“Are you going to be okay without me?”
“No.”
Right before I leave for work I pop a question. It is always the same one with the same response. It is not that my wife can’t live without me. She is strong. She will survive. I can hear her singing Gloria Gainer song in my head right now. She sings along every time Gloria belts it out. The reality is she has allowed me much freedom over the years. I can be pretty independent and she knows it all too well. I roam and she trusts.
Monday morning different words came out of me. They weren’t formed in a question. They were a response to a question she didn’t ask. She probably would ask it eventually, but my answer couldn’t wait.
“No, I am not going to be okay without you.”
She smiled. We made eye contact as we always do and “I love you” was swapped as we always do. *kiss
*
I walked out and got in the driver’s seat and a voice filled the dashboard.
“Are you going to be okay without me?”
Neil Diamond nudged me and whispered something about being a solitary man.
“I am an island…I have my books and poetry to protect me…” Geez Simon and GarFUNKel, I would rather find a bridge over troubled water. It is tempting to hide behind someone’s thoughts instead of walking through them.
“Psssst, are you going to be okay without me?”

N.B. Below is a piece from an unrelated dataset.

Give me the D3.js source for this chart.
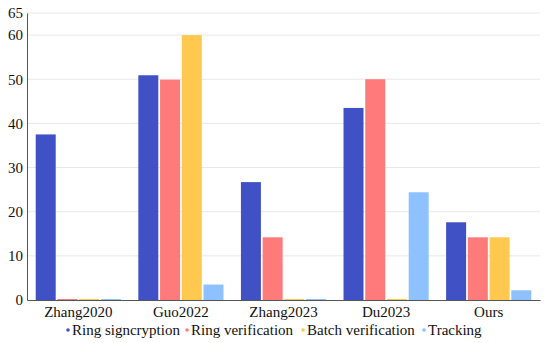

Give me a minute. Did you mean, like, I need to come to the garden alone all the time to catch the dew on the roses? Do you want every word that proceeds out of my mouth to be laced with religious overpinnings?
“Shhhh, are you going to be okay without me?”
No, I’ve tried before. It’s okay for a while, but then I can’t receive the beauty around me or hug my kids authentically or lay next to my wife in peace. I can’t hand out hope or smiles after a while. You are love and without you this bruised, groaning world makes little sense and eventually sucks the life and meaning out of me.
“I know. Did you know that I am not going to be okay without you? I want to bring my creation close. I want to ease its groaning. That includes you. I gave freedom in the beginning knowing there was a chance of people running away with it. Silly ole humans, do they really think they can out run my love? My Jesus came to snap people out of it; that blank stare of independence clutching freedom like a teddy bear.”
The bear is a bit tattered isn’t it?
“Listen, freedom is a wild concept. True freedom doesn’t necessarily expand, at least not in the way some understand it. Independence is good, but interdependence is better. Not co-dependence. Interdependence.
True freedom is not freedom from dependency
but
freedom in dependency.”
The original intent was to allow us to reciprocate your love, right? Not just to you, but especially with each other. I think I get it. I hope I grow in freedom to love better. To be dependent on and be dependable; that is love in action isn’t it?
“Yes, now go ask your wife a question and go to work. Feel free to live and love. I am here, all the time. I am love.”
Are you free to love? Love God? Love people?
Great post. I roam and she trusts, I like that.
Are you free to love? Love God? Love people? Trying to work on that one.
Thanks for sharing your heart.
Thanks for the visit.
Jerry, I too was caught by “I roam and she trusts”
On the trusting side of that sentence, I am struck by the sweeping impact and depth of relationship captured in five short words.
Nice.
It is something. Thanks for stopping by…
I liked this. We all need to be reminded when we think we can get along without Jesus.